A signal that drifts and jumps
Key experimental observations include:
- LEC population activity drifts continuously along a one-dimensional manifold during awake behavior and during REM sleep, without repeating patterns.
- When meaningful or surprising events occur, the LEC signal shifts suddenly: neural activity spikes at the start of a new event and then returns to the drifting baseline.
- Those shifts are produced by coordinated responses of distinct ensembles of LEC neurons, creating unique neural patterns that timestamp experiences and enable memory segmentation and retrieval.

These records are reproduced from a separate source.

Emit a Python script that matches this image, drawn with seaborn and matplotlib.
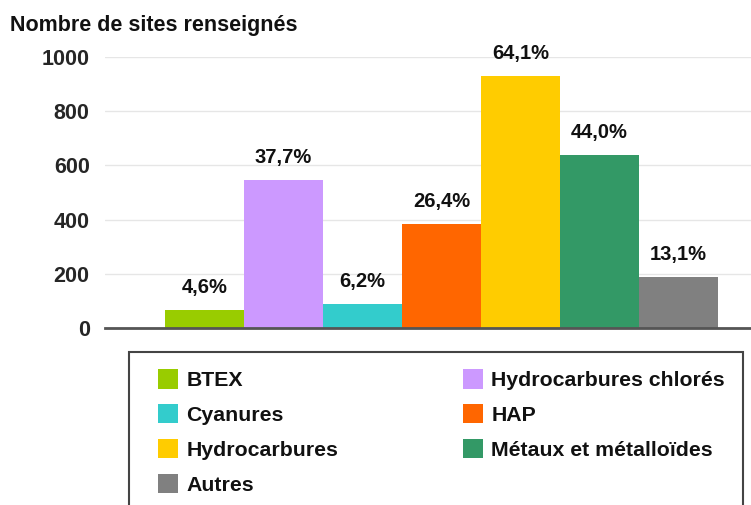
import matplotlib
matplotlib.use('Agg')
import matplotlib.pyplot as plt
import seaborn as sns
from matplotlib.patches import Patch, Rectangle

categories = ['BTEX', 'Hydrocarbures chlorés', 'Cyanures', 'HAP',
              'Hydrocarbures', 'Métaux et métalloïdes', 'Autres']
values = [67, 547, 90, 383, 930, 638, 190]
pct_labels = ['4,6%', '37,7%', '6,2%', '26,4%', '64,1%', '44,0%', '13,1%']
colors = ['#99cc00', '#cc99ff', '#33cccc', '#ff6600', '#ffcc00', '#339966', '#808080']
yticks = [0, 200, 400, 600, 800, 1000]

sns.set_style('white')
plt.rcParams['font.family'] = ['Liberation Sans', 'DejaVu Sans']
plt.rcParams['font.weight'] = 'bold'

W, H = 751, 505
fig = plt.figure(figsize=(W / 100, H / 100), dpi=100)
ax = fig.add_axes([105 / W, 1 - 328 / H, 646 / W, 271 / H])

sns.barplot(x=categories, y=values, hue=categories, palette=colors,
            width=1, legend=False, ax=ax, saturation=1, linewidth=0)

ax.set_xlim(-1.26, 6.92)
ax.set_ylim(0, 1000)
ax.set_yticks(yticks)
ax.set_yticklabels([str(t) for t in yticks], fontsize=15.5, fontweight='bold')
ax.tick_params(axis='y', length=0, pad=11)
ax.set_xticks([])
ax.set_xlabel('')
ax.set_ylabel('')
ax.yaxis.grid(True, color='#e6e6e6', linewidth=1)
ax.set_axisbelow(True)
for s in ['top', 'right', 'left']:
    ax.spines[s].set_visible(False)
ax.spines['bottom'].set_color('#555555')
ax.spines['bottom'].set_linewidth(2)

# percentage labels above bars
for i, (v, lab) in enumerate(zip(values, pct_labels)):
    ax.annotate(lab, xy=(i, v), xytext=(0, 16), textcoords='offset points',
                ha='center', va='center', fontsize=14.5, fontweight='bold',
                color='#111111')

fig.text(10 / W, 1 - 26 / H, 'Nombre de sites renseignés', ha='left', va='center',
         fontsize=15.5, fontweight='bold', color='#111111')

# legend box (runs off the bottom of the image like the original)
fig.patches.append(Rectangle((129 / W, -0.05), (743 - 129) / W, 0.05 + 1 - 352 / H,
                             transform=fig.transFigure, facecolor='white',
                             edgecolor='#444444', linewidth=1.5, zorder=0))

# legend, filled row by row like the original
order = [0, 2, 4, 6, 1, 3, 5]
handles = [Patch(facecolor=colors[i], edgecolor='none') for i in order]
labels = [categories[i] for i in order]
leg = fig.legend(handles, labels, loc='upper left', ncol=2, mode='expand',
                 bbox_to_anchor=(158 / W, 1 - 370 / H, 567 / W, 0.001),
                 prop={'size': 15.3, 'weight': 'bold'}, frameon=False,
                 borderpad=0, borderaxespad=0, labelspacing=0.66,
                 handlelength=0.95, handleheight=1.0, handletextpad=0.38)
for t in leg.get_texts():
    t.set_color('#111111')

fig.savefig('out.png', dpi=100, facecolor='white')
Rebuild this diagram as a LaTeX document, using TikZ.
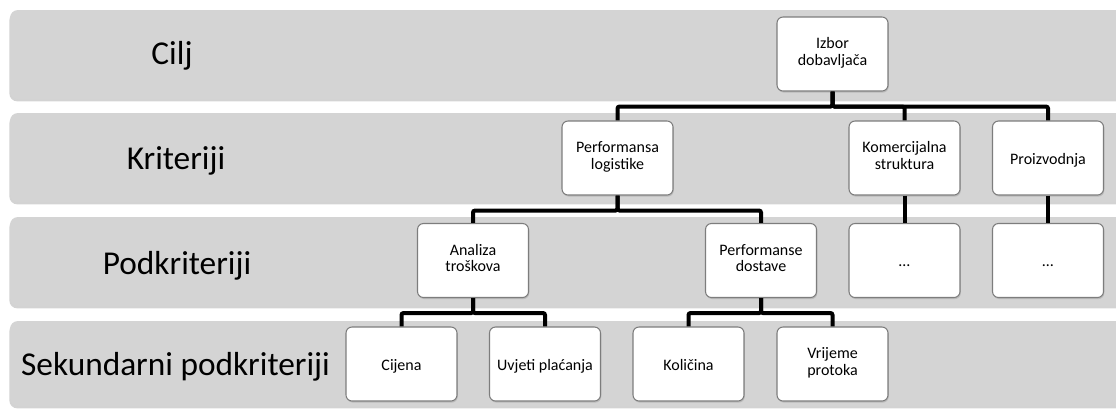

About this neuroscience research news
Author: Rita Elmkvist Nilsen
Source: NTNU
Contact: Rita Elmkvist Nilsen – NTNU
Image: The image is credited to Neuroscience News
Original Research: Closed access. “Event structure sculpts neural population dynamics in the lateral entorhinal cortex” by May-Britt Moser et al. Science
Abstract
Event structure sculpts neural population dynamics in the lateral entorhinal cortex
INTRODUCTION
Our experience unfolds as a stream of events that can later be reconstructed in rich episodic detail. The hippocampal formation, critical for episodic memory, shows slow changes in neural activity over time, most prominently in the lateral entorhinal cortex (LEC). How this ongoing drift contributes to temporal organization of episodic memories remained unclear.
RATIONALE
Events are segmented across multiple timescales, from seconds to minutes and longer. Event boundaries—transitions such as changes in location, setting, or behavior—affect memory for duration and order. To identify neural mechanisms that segment experience and organize events in time, the team used Neuropixels probes to record from large numbers of LEC neurons in freely moving rats across diverse behaviors and states.
RESULTS
LEC population activity drifted continuously along a one-dimensional manifold during foraging, while medial entorhinal cortex (MEC) and hippocampal CA1 showed minimal drift. LEC dynamics during REM sleep closely matched foraging, indicating drift is an intrinsic network property. During wakefulness, abrupt shifts at event boundaries segmented neural activity into discrete units. The LEC encoded events across multiple timescales by adding orthogonal trajectories to the drift. Minute-scale variability in firing rates across many neurons explained drift, while synchronous ensemble responses produced boundary-driven shifts that timestamped events.
CONCLUSION
Drift of LEC activity is an inherent network phenomenon that continues during wakefulness and sleep but is intermittently interrupted by abrupt shifts at event transitions. This mechanism can segment continuous experience into discrete episodic memories across hierarchical timescales, offering a candidate neural code for organizing events in time.